* Provided data
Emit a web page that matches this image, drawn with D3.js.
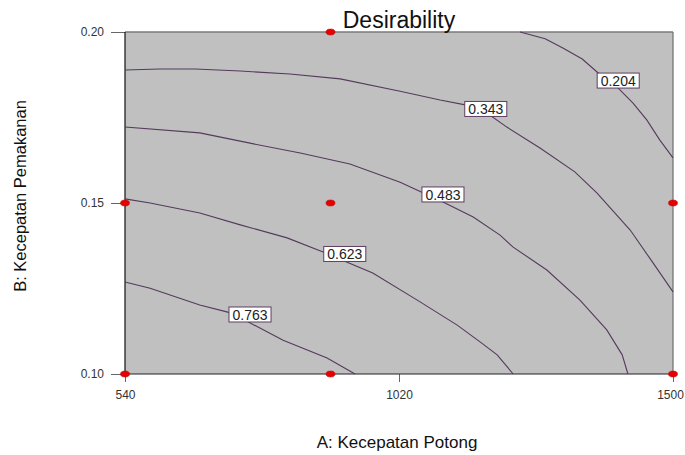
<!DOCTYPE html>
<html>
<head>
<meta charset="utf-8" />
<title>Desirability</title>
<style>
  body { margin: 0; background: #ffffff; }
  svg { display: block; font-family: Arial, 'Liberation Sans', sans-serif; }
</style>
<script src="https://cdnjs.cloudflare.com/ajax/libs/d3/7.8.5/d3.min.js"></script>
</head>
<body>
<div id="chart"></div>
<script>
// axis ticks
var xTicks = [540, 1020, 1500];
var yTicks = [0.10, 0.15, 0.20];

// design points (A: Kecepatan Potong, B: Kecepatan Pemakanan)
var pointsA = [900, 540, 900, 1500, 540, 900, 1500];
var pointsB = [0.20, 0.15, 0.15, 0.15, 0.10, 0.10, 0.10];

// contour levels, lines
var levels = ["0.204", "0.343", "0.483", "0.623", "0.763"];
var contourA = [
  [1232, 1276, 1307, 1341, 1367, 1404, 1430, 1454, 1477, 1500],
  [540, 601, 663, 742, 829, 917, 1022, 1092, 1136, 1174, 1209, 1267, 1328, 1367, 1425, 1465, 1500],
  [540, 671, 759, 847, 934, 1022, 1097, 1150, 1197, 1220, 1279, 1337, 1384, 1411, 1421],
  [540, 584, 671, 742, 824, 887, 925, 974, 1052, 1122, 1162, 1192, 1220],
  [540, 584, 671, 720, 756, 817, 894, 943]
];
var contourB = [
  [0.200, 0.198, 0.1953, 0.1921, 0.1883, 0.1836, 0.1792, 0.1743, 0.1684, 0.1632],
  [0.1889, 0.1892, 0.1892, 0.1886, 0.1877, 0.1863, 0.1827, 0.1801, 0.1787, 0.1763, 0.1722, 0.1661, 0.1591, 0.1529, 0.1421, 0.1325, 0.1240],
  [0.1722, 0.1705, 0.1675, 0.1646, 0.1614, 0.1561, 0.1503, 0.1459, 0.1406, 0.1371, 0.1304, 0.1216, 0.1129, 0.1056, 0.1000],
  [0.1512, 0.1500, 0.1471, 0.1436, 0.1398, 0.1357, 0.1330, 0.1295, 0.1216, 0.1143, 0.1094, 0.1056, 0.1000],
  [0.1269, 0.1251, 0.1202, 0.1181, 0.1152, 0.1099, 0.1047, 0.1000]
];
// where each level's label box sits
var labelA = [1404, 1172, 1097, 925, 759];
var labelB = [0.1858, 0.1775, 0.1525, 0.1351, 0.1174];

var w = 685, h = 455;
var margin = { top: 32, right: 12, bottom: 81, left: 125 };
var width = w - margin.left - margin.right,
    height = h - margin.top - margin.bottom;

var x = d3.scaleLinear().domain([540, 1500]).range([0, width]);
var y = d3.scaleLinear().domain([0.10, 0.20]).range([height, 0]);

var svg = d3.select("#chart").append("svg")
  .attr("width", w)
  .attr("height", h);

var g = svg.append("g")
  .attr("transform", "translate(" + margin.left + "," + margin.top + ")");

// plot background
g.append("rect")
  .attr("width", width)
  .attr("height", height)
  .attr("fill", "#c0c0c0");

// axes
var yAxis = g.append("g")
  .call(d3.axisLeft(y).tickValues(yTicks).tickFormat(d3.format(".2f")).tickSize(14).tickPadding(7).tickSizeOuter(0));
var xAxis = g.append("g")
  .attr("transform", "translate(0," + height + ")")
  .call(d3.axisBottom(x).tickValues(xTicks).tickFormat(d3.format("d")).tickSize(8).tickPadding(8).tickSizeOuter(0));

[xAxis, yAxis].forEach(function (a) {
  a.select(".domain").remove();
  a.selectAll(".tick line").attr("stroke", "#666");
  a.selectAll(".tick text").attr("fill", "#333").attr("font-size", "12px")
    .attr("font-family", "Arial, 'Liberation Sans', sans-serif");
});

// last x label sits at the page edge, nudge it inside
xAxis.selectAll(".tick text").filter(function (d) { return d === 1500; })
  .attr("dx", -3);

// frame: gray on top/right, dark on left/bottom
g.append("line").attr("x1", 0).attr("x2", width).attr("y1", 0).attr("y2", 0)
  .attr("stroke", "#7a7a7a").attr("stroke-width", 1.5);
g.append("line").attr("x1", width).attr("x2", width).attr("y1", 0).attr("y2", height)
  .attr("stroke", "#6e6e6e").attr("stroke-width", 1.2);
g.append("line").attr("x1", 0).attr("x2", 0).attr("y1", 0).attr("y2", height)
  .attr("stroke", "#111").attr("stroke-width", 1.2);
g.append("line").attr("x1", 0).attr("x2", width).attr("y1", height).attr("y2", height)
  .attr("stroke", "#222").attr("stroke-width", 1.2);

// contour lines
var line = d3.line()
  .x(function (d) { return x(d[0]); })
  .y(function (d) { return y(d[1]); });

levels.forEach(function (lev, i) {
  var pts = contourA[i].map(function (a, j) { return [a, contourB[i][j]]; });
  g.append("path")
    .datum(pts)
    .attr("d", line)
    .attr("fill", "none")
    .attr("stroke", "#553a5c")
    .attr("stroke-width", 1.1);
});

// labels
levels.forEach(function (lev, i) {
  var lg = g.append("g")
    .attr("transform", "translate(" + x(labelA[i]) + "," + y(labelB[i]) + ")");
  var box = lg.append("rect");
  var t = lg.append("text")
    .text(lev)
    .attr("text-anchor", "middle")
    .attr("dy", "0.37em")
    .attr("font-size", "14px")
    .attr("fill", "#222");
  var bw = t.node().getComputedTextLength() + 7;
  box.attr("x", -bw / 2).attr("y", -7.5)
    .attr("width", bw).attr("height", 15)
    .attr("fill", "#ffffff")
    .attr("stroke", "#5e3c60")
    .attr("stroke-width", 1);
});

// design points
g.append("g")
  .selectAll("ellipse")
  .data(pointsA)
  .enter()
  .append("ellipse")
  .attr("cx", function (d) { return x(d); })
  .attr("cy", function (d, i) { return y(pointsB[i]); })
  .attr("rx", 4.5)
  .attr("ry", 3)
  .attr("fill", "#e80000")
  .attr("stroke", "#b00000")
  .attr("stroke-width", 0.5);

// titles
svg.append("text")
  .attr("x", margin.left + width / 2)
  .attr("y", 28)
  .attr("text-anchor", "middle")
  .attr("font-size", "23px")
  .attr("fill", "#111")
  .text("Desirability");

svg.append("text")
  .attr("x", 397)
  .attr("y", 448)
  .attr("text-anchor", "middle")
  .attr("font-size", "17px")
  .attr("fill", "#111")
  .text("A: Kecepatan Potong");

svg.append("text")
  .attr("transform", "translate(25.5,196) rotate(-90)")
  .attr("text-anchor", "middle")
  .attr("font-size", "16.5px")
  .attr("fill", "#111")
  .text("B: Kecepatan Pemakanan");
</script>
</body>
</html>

* Direction
Strip out the pictures and quote the remaining data word for word.

* The answer
Emit a web page that matches this image, drawn with D3.js.
<!DOCTYPE html>
<html>
<head>
<meta charset="utf-8" />
<title>Desirability</title>
<style>
  body { margin: 0; background: #ffffff; }
  svg { display: block; font-family: Arial, 'Liberation Sans', sans-serif; }
</style>
<script src="https://cdnjs.cloudflare.com/ajax/libs/d3/7.8.5/d3.min.js"></script>
</head>
<body>
<div id="chart"></div>
<script>
// axis ticks
var xTicks = [540, 1020, 1500];
var yTicks = [0.10, 0.15, 0.20];

// design points (A: Kecepatan Potong, B: Kecepatan Pemakanan)
var pointsA = [900, 540, 900, 1500, 540, 900, 1500];
var pointsB = [0.20, 0.15, 0.15, 0.15, 0.10, 0.10, 0.10];

// contour levels, lines
var levels = ["0.204", "0.343", "0.483", "0.623", "0.763"];
var contourA = [
  [1232, 1276, 1307, 1341, 1367, 1404, 1430, 1454, 1477, 1500],
  [540, 601, 663, 742, 829, 917, 1022, 1092, 1136, 1174, 1209, 1267, 1328, 1367, 1425, 1465, 1500],
  [540, 671, 759, 847, 934, 1022, 1097, 1150, 1197, 1220, 1279, 1337, 1384, 1411, 1421],
  [540, 584, 671, 742, 824, 887, 925, 974, 1052, 1122, 1162, 1192, 1220],
  [540, 584, 671, 720, 756, 817, 894, 943]
];
var contourB = [
  [0.200, 0.198, 0.1953, 0.1921, 0.1883, 0.1836, 0.1792, 0.1743, 0.1684, 0.1632],
  [0.1889, 0.1892, 0.1892, 0.1886, 0.1877, 0.1863, 0.1827, 0.1801, 0.1787, 0.1763, 0.1722, 0.1661, 0.1591, 0.1529, 0.1421, 0.1325, 0.1240],
  [0.1722, 0.1705, 0.1675, 0.1646, 0.1614, 0.1561, 0.1503, 0.1459, 0.1406, 0.1371, 0.1304, 0.1216, 0.1129, 0.1056, 0.1000],
  [0.1512, 0.1500, 0.1471, 0.1436, 0.1398, 0.1357, 0.1330, 0.1295, 0.1216, 0.1143, 0.1094, 0.1056, 0.1000],
  [0.1269, 0.1251, 0.1202, 0.1181, 0.1152, 0.1099, 0.1047, 0.1000]
];
// where each level's label box sits
var labelA = [1404, 1172, 1097, 925, 759];
var labelB = [0.1858, 0.1775, 0.1525, 0.1351, 0.1174];

var w = 685, h = 455;
var margin = { top: 32, right: 12, bottom: 81, left: 125 };
var width = w - margin.left - margin.right,
    height = h - margin.top - margin.bottom;

var x = d3.scaleLinear().domain([540, 1500]).range([0, width]);
var y = d3.scaleLinear().domain([0.10, 0.20]).range([height, 0]);

var svg = d3.select("#chart").append("svg")
  .attr("width", w)
  .attr("height", h);

var g = svg.append("g")
  .attr("transform", "translate(" + margin.left + "," + margin.top + ")");

// plot background
g.append("rect")
  .attr("width", width)
  .attr("height", height)
  .attr("fill", "#c0c0c0");

// axes
var yAxis = g.append("g")
  .call(d3.axisLeft(y).tickValues(yTicks).tickFormat(d3.format(".2f")).tickSize(14).tickPadding(7).tickSizeOuter(0));
var xAxis = g.append("g")
  .attr("transform", "translate(0," + height + ")")
  .call(d3.axisBottom(x).tickValues(xTicks).tickFormat(d3.format("d")).tickSize(8).tickPadding(8).tickSizeOuter(0));

[xAxis, yAxis].forEach(function (a) {
  a.select(".domain").remove();
  a.selectAll(".tick line").attr("stroke", "#666");
  a.selectAll(".tick text").attr("fill", "#333").attr("font-size", "12px")
    .attr("font-family", "Arial, 'Liberation Sans', sans-serif");
});

// last x label sits at the page edge, nudge it inside
xAxis.selectAll(".tick text").filter(function (d) { return d === 1500; })
  .attr("dx", -3);

// frame: gray on top/right, dark on left/bottom
g.append("line").attr("x1", 0).attr("x2", width).attr("y1", 0).attr("y2", 0)
  .attr("stroke", "#7a7a7a").attr("stroke-width", 1.5);
g.append("line").attr("x1", width).attr("x2", width).attr("y1", 0).attr("y2", height)
  .attr("stroke", "#6e6e6e").attr("stroke-width", 1.2);
g.append("line").attr("x1", 0).attr("x2", 0).attr("y1", 0).attr("y2", height)
  .attr("stroke", "#111").attr("stroke-width", 1.2);
g.append("line").attr("x1", 0).attr("x2", width).attr("y1", height).attr("y2", height)
  .attr("stroke", "#222").attr("stroke-width", 1.2);

// contour lines
var line = d3.line()
  .x(function (d) { return x(d[0]); })
  .y(function (d) { return y(d[1]); });

levels.forEach(function (lev, i) {
  var pts = contourA[i].map(function (a, j) { return [a, contourB[i][j]]; });
  g.append("path")
    .datum(pts)
    .attr("d", line)
    .attr("fill", "none")
    .attr("stroke", "#553a5c")
    .attr("stroke-width", 1.1);
});

// labels
levels.forEach(function (lev, i) {
  var lg = g.append("g")
    .attr("transform", "translate(" + x(labelA[i]) + "," + y(labelB[i]) + ")");
  var box = lg.append("rect");
  var t = lg.append("text")
    .text(lev)
    .attr("text-anchor", "middle")
    .attr("dy", "0.37em")
    .attr("font-size", "14px")
    .attr("fill", "#222");
  var bw = t.node().getComputedTextLength() + 7;
  box.attr("x", -bw / 2).attr("y", -7.5)
    .attr("width", bw).attr("height", 15)
    .attr("fill", "#ffffff")
    .attr("stroke", "#5e3c60")
    .attr("stroke-width", 1);
});

// design points
g.append("g")
  .selectAll("ellipse")
  .data(pointsA)
  .enter()
  .append("ellipse")
  .attr("cx", function (d) { return x(d); })
  .attr("cy", function (d, i) { return y(pointsB[i]); })
  .attr("rx", 4.5)
  .attr("ry", 3)
  .attr("fill", "#e80000")
  .attr("stroke", "#b00000")
  .attr("stroke-width", 0.5);

// titles
svg.append("text")
  .attr("x", margin.left + width / 2)
  .attr("y", 28)
  .attr("text-anchor", "middle")
  .attr("font-size", "23px")
  .attr("fill", "#111")
  .text("Desirability");

svg.append("text")
  .attr("x", 397)
  .attr("y", 448)
  .attr("text-anchor", "middle")
  .attr("font-size", "17px")
  .attr("fill", "#111")
  .text("A: Kecepatan Potong");

svg.append("text")
  .attr("transform", "translate(25.5,196) rotate(-90)")
  .attr("text-anchor", "middle")
  .attr("font-size", "16.5px")
  .attr("fill", "#111")
  .text("B: Kecepatan Pemakanan");
</script>
</body>
</html>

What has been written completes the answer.